On Monday, 19 January, the MEP Jana Toom addressed the plenary session of the European Parliament in Strasbourg on the report about the Just Transition Directive. As the main rapporteur Jana Toom talked about the challenges for this report to be approved by the European Parliament. The voting will be held today.
“We can see that since the beginning of this mandate, the wind is not blowing in the sails of social policies”, Jana Toom said (video). “This is a grave mistake. We hear so many voices asking for simplification or deregulation at all costs. But for whom will the economy deliver, if not for workers and all our fellow Europeans? What is the point of cutting down on all of our laws, if it comes at the price of our prosperity? This sounds to me less like a well-thought political strategy and more like taking on the fringe ideas we see on the other side of the Atlantic.”
“I am particularly disappointed to see that even the colleagues from EPP seem to be enchanted by these radical ideas. While many of them joined us in supporting the call for Just transition Directive just three months ago, I am hearing that simplification obsession is turning the whole group against this call for a legislation that has to deliver for some of our most vulnerable regions. And that is the problem we have in this house. We have a tendency to set a big political ambition and work very hard to put it into place. And then we just move on to the next political ambition. We need to follow our ambitions in real life and make sure that we are actually achieving what we set out to do. That is exactly what we did with the Just Transition: we promised that we would leave no-one behind.”

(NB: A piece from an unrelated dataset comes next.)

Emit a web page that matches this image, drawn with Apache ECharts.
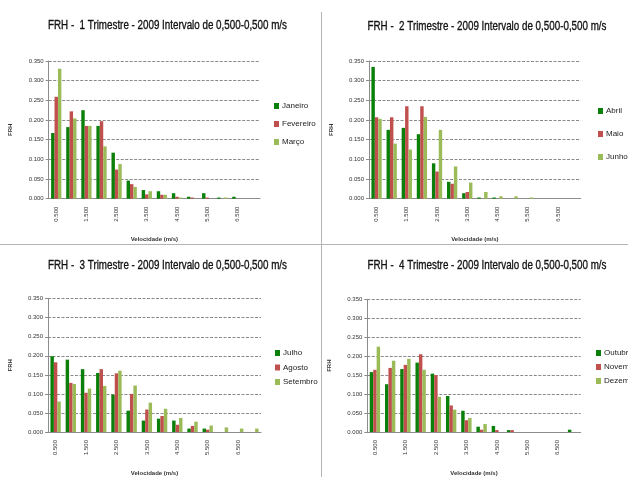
<!DOCTYPE html>
<html>
<head>
<meta charset="utf-8">
<script src="https://cdn.jsdelivr.net/npm/echarts@6/dist/echarts.min.js"></script>
<style>
  html, body { margin: 0; padding: 0; background: #fff; }
  #main { width: 628px; height: 477px; }
</style>
</head>
<body>
<div id="main"></div>
<script>
const categories = ['0.500', '1.000', '1.500', '2.000', '2.500', '3.000', '3.500',
    '4.000', '4.500', '5.000', '5.500', '6.000', '6.500', '7.000']
const yTicks = [0, 0.05, 0.1, 0.15, 0.2, 0.25, 0.3, 0.35]

const janeiro = [0.167, 0.182, 0.225, 0.185, 0.117, 0.046, 0.022, 0.019, 0.014, 0.005, 0.014, 0.003, 0.005, 0]
const fevereiro = [0.259, 0.222, 0.185, 0.197, 0.074, 0.037, 0.011, 0.010, 0.005, 0.003, 0.003, 0, 0, 0]
const marco = [0.330, 0.204, 0.185, 0.133, 0.088, 0.030, 0.019, 0.010, 0.003, 0, 0, 0.003, 0, 0]

const abril = [0.335, 0.175, 0.180, 0.164, 0.090, 0.043, 0.014, 0.003, 0.003, 0, 0, 0, 0, 0]
const maio = [0.207, 0.207, 0.235, 0.235, 0.069, 0.038, 0.017, 0, 0, 0, 0, 0, 0, 0]
const junho = [0.203, 0.140, 0.125, 0.208, 0.175, 0.082, 0.041, 0.017, 0.006, 0.006, 0.003, 0, 0, 0]

const julho = [0.199, 0.190, 0.165, 0.155, 0.098, 0.056, 0.030, 0.035, 0.030, 0.009, 0.009, 0, 0, 0]
const agosto = [0.183, 0.129, 0.103, 0.165, 0.154, 0.100, 0.059, 0.042, 0.019, 0.016, 0.006, 0, 0, 0]
const setembro = [0.080, 0.126, 0.114, 0.121, 0.161, 0.122, 0.077, 0.061, 0.037, 0.027, 0.017, 0.012, 0.009, 0.009]

const outubro = [0.158, 0.126, 0.166, 0.183, 0.154, 0.095, 0.056, 0.014, 0.016, 0.005, 0, 0, 0, 0.006]
const novembro = [0.164, 0.169, 0.177, 0.205, 0.150, 0.070, 0.031, 0.006, 0.005, 0.005, 0, 0, 0, 0]
const dezembro = [0.225, 0.188, 0.193, 0.164, 0.093, 0.059, 0.037, 0.021, 0, 0, 0, 0, 0, 0]

const colors = ['#0a800a', '#c0504d', '#9bbb59']
const labelFont = "'Liberation Sans', Arial, sans-serif"
const titleFont = "13.5px 'Liberation Sans', Arial, sans-serif"

const panels = [
    { title: 'FRH -  1 Trimestre - 2009 Intervalo de 0,500-0,500 m/s', tx: 167.5, ty: 25,
      grid: { left: 48.7, top: 61, width: 211.3, height: 137.7 },
      legend: { left: 274, top: 102, gap: 10 },
      names: ['Janeiro', 'Fevereiro', 'Março'], data: [janeiro, fevereiro, marco] },
    { title: 'FRH -  2 Trimestre - 2009 Intervalo de 0,500-0,500 m/s', tx: 487, ty: 26,
      grid: { left: 369, top: 61, width: 211.7, height: 137.7 },
      legend: { left: 598, top: 107, gap: 15 },
      names: ['Abril', 'Maio', 'Junho'], data: [abril, maio, junho] },
    { title: 'FRH -  3 Trimestre - 2009 Intervalo de 0,500-0,500 m/s', tx: 167.5, ty: 265,
      grid: { left: 48, top: 298.7, width: 213, height: 138 },
      legend: { left: 275, top: 349, gap: 6.5 },
      names: ['Julho', 'Agosto', 'Setembro'], data: [julho, agosto, setembro] },
    { title: 'FRH -  4 Trimestre - 2009 Intervalo de 0,500-0,500 m/s', tx: 487, ty: 265,
      grid: { left: 367.3, top: 299.3, width: 213.4, height: 137.4 },
      legend: { left: 596, top: 349, gap: 6 },
      names: ['Outubro', 'Novembro', 'Dezembro'], data: [outubro, novembro, dezembro] }
]

// the titles are drawn narrower than the installed fonts, like the original condensed face
const ctx = document.createElement('canvas').getContext('2d')
ctx.font = titleFont
const titleScale = 239 / ctx.measureText(panels[0].title).width

const chart = echarts.init(document.getElementById('main'))

const option = {
    backgroundColor: '#fff',
    animation: false,
    color: colors,
    legend: [],
    grid: [],
    xAxis: [],
    yAxis: [],
    series: [],
    graphic: [
        { type: 'line', shape: { x1: 321.5, y1: 12, x2: 321.5, y2: 477 }, style: { stroke: '#b4b4b4', lineWidth: 1 } },
        { type: 'line', shape: { x1: 0, y1: 244.5, x2: 628, y2: 244.5 }, style: { stroke: '#b4b4b4', lineWidth: 1 } }
    ]
}

panels.forEach((p, i) => {
    option.graphic.push({
        type: 'text',
        x: p.tx,
        y: p.ty,
        scaleX: titleScale,
        style: { text: p.title, x: 0, y: 0, font: titleFont, fill: '#111', stroke: '#111', lineWidth: 0.35,
            align: 'center', verticalAlign: 'middle' }
    })
    option.legend.push({
        data: p.names,
        orient: 'vertical',
        left: p.legend.left,
        top: p.legend.top,
        itemGap: p.legend.gap,
        itemWidth: 5,
        itemHeight: 6,
        icon: 'rect',
        padding: 0,
        textStyle: { fontFamily: labelFont, fontSize: 8, color: '#222', padding: [0, 0, 0, -2] }
    })
    option.grid.push({ left: p.grid.left, top: p.grid.top, width: p.grid.width, height: p.grid.height })
    option.xAxis.push({
        type: 'category',
        gridIndex: i,
        data: categories,
        name: 'Velocidade (m/s)',
        nameLocation: 'middle',
        nameGap: 38,
        nameTextStyle: { fontFamily: labelFont, fontSize: 6, fontWeight: 'bold', color: '#333' },
        axisLine: { lineStyle: { color: '#8c8c8c' } },
        axisTick: { interval: 0, length: 3, lineStyle: { color: '#8c8c8c' } },
        axisLabel: { interval: 1, rotate: 90, margin: 8, fontSize: 6, fontFamily: labelFont, color: '#333' }
    })
    option.yAxis.push({
        type: 'value',
        gridIndex: i,
        min: yTicks[0],
        max: yTicks[yTicks.length - 1],
        interval: 0.05,
        name: 'FRH',
        nameLocation: 'middle',
        nameGap: 35,
        nameRotate: 90,
        nameTextStyle: { fontFamily: labelFont, fontSize: 6, fontWeight: 'bold', color: '#333' },
        axisLine: { show: true, lineStyle: { color: '#8c8c8c' } },
        axisTick: { show: true, length: 3, lineStyle: { color: '#8c8c8c' } },
        axisLabel: { margin: 5, fontSize: 6, fontFamily: labelFont, color: '#333',
            formatter: v => v.toFixed(3) },
        splitLine: { lineStyle: { color: '#8a8a8a', type: [3, 1.5] } }
    })
    p.names.forEach((name, k) => {
        option.series.push({
            name: name,
            type: 'bar',
            xAxisIndex: i,
            yAxisIndex: i,
            data: p.data[k],
            barGap: '0%',
            barCategoryGap: '32%',
            itemStyle: { color: colors[k] }
        })
    })
})

chart.setOption(option)
</script>
</body>
</html>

The MEP emphasized: “We need a binding framework with a mix of measures aimed at turning into reality our promise for a socially just transition for the regions, sectors and workers that are being affected and that will be affected by the world moving away from fossil fuels.”
“We need to make sure that companies together with employees prepare for the changes ahead. We need to ensure that workers are ready for the jobs of tomorrow through a right to training. So that national authorities, companies and trade unions can organize a training system that can prepare workers to take on jobs in the clean and digital economy. And most importantly, we need to ensure that sufficient jobs are being created, because all the training in the world will not help if there isn’t a business out there looking to hire. For this, we need countries to lay out national Just Transition Plans and to focus on business support programmes aimed at revitalising the local economies of the affected regions. We face a choice between making sure that we can still ask for reasonable legislation to serve the people affected by a changing economy or putting our head in the sand for the pursuit of a radical idea of simplification that in this particular case will serve nobody.”
While giving her concluding remarks (video), Jana Toom said: “I’m coming from Estonia. We don’t have coal, but we do have oil shale, which had to be massively cut down as part of the transition. On the ground, this means not only abnormally high prices for energy, but also a rapid depopulation of the region. Over the past year alone, in 2025, Ida-Virumaa county, oil-shale region, lost almost 2% of its population. Ask these people, whether they consider transition to be just. Ask them, whether we achieve our goals and got everyone’s support for the Green Deal, as promised by the Commission. The answer is obvious: we did not manage to deliver on our promises. But every time we fail to do that, we cut off a part of European project. Colleagues, it is high time to admit our mistakes and correct them.”